The rites of Canonisation have tended ... this will not surprise you ... to vary in the last seventy years. The most recent changes before this (PF) pontificate, which took place under Benedict XVI, seemed designed to impose on the rites a theological meaning which they previously had not so explicitly expressed. As Pope Benedict left the rite, before the singing of Veni Creator Spiritus the Pontiff asked for prayer that Christ the Lord would not permit His Church to err in so great a matter. And, in the Third Petition the Cardinal Prefect for the Causes of Saints informed the Pontiff that the Holy Spirit "in every time renders the supreme Magisterium immune from error (omni tempore supremum Magisterium erroris expertem reddit)".
These phrases, added by Pope Benedict, were in formulae cut out by PF when he canonised a number of beati in 2014; and subsequently.

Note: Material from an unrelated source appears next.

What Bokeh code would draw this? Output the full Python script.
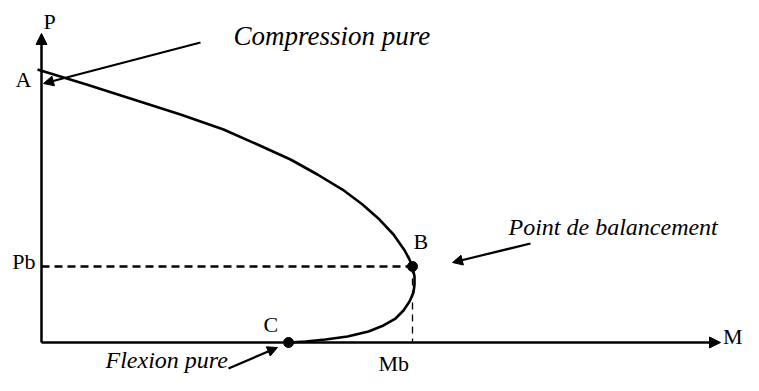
from bokeh.plotting import figure
from bokeh.models import Range1d, Arrow, NormalHead, Label
from bokeh.embed import file_html
from bokeh.resources import INLINE

# ---- interaction diagram data (normalised: Mb = 1, P at A = 1) ----
M_curve = [-0.0108, 0.1213, 0.2480, 0.3747, 0.4906, 0.5822, 0.6712, 0.7439,
           0.8113, 0.8652, 0.9111, 0.9488, 0.9771, 0.9906, 1.0000,
           1.0054, 1.0054, 1.0027, 0.9919, 0.9757, 0.9542, 0.9218, 0.8814,
           0.8248, 0.7655, 0.7116, 0.6658]
P_curve = [1.0000, 0.9451, 0.8901, 0.8352, 0.7802, 0.7253, 0.6703, 0.6154,
           0.5604, 0.5055, 0.4505, 0.3956, 0.3407, 0.3077, 0.2784,
           0.2418, 0.2125, 0.1832, 0.1502, 0.1172, 0.0879, 0.0623, 0.0403,
           0.0220, 0.0110, 0.0037, 0.0000]

Mb = 1.0
Pb = 0.2784
Mc = 0.6658
P_axis_top = 1.132
M_axis_end = 1.8302

point_names = ["A", "B", "C"]
axis_names = ["P", "M"]
tick_names = ["Pb", "Mb"]
notes = ["Compression pure", "Point de balancement", "Flexion pure"]

FONT = "Liberation Serif"

p = figure(width=743, height=375, output_backend="svg", toolbar_location=None,
           x_range=Range1d(-0.11051, 1.89218), y_range=Range1d(-0.12088, 1.25275),
           min_border=0, outline_line_color=None)
p.axis.visible = False
p.grid.visible = False
p.background_fill_color = "white"
p.border_fill_color = "white"

# axes with arrow heads
p.add_layout(Arrow(end=NormalHead(size=11, fill_color="black", line_color="black", line_width=1),
                   x_start=0, y_start=0, x_end=0, y_end=P_axis_top,
                   line_width=2.5, line_color="black"))
p.add_layout(Arrow(end=NormalHead(size=11, fill_color="black", line_color="black", line_width=1),
                   x_start=0, y_start=0, x_end=M_axis_end, y_end=0,
                   line_width=2.5, line_color="black"))

# dashed guides to B
p.line([0, Mb], [Pb, Pb], line_width=2.3, line_color="black", line_dash="8 5")
p.line([Mb, Mb], [Pb, 0], line_width=1.3, line_color="black", line_dash="7 5")

# interaction curve
p.line(M_curve, P_curve, line_width=2.6, line_color="black", line_join="round")

# points B and C
p.scatter([Mb, Mc], [Pb, 0], size=10, color="black")

def lab(x, y, t, size="22px", italic=False, align="left"):
    p.add_layout(Label(x=x, y=y, text=t, text_font=FONT, text_font_size=size,
                       text_font_style="italic" if italic else "normal",
                       text_align=align, text_baseline="alphabetic",
                       text_color="black"))

lab(0.0054, 1.1758, axis_names[0])
lab(1.8369, 0.0220, axis_names[1])
lab(-0.0701, 0.9634, point_names[0])
lab(1.0027, 0.3700, point_names[1])
lab(0.5984, 0.0659, point_names[2])
lab(-0.0162, 0.2967, tick_names[0], align="right")
lab(0.9084, -0.0769, tick_names[1])
lab(0.5175, 1.1209, notes[0], size="27px", italic=True)
lab(1.2588, 0.4249, notes[1], size="24px", italic=True)
lab(0.1725, -0.0659, notes[2], size="24px", italic=True)

# annotation arrows
def ann(x0, y0, x1, y1):
    p.add_layout(Arrow(end=NormalHead(size=10, fill_color="black", line_color="black", line_width=1),
                       x_start=x0, y_start=y0, x_end=x1, y_end=y1,
                       line_width=2.2, line_color="black"))

ann(0.4286, 1.0989, 0.0054, 0.9487)
ann(1.3181, 0.3626, 1.1078, 0.2930)
ann(0.5040, -0.0952, 0.6361, -0.0183)

open("out.html", "w").write(file_html(p, INLINE))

It looks to me as though Pope Benedict's additions were intended to confirm the view that acts of canonisation are infallible and require acceptance de fide. I wish now to point out that, if the formulae introduced by Benedict XVI did affect this debated theological question, then, surely, so does the action of this Pontificate in removing them. In the gradual accumulation of evidences and precedents which gradually build up an established judgement of the Magisterium, surely phrases which were introduced into rites by one Pontiff and, very soon afterwards, removed by the next, have less auctoritas than established and immemorial formulae which have been used by successive pontiffs for centuries.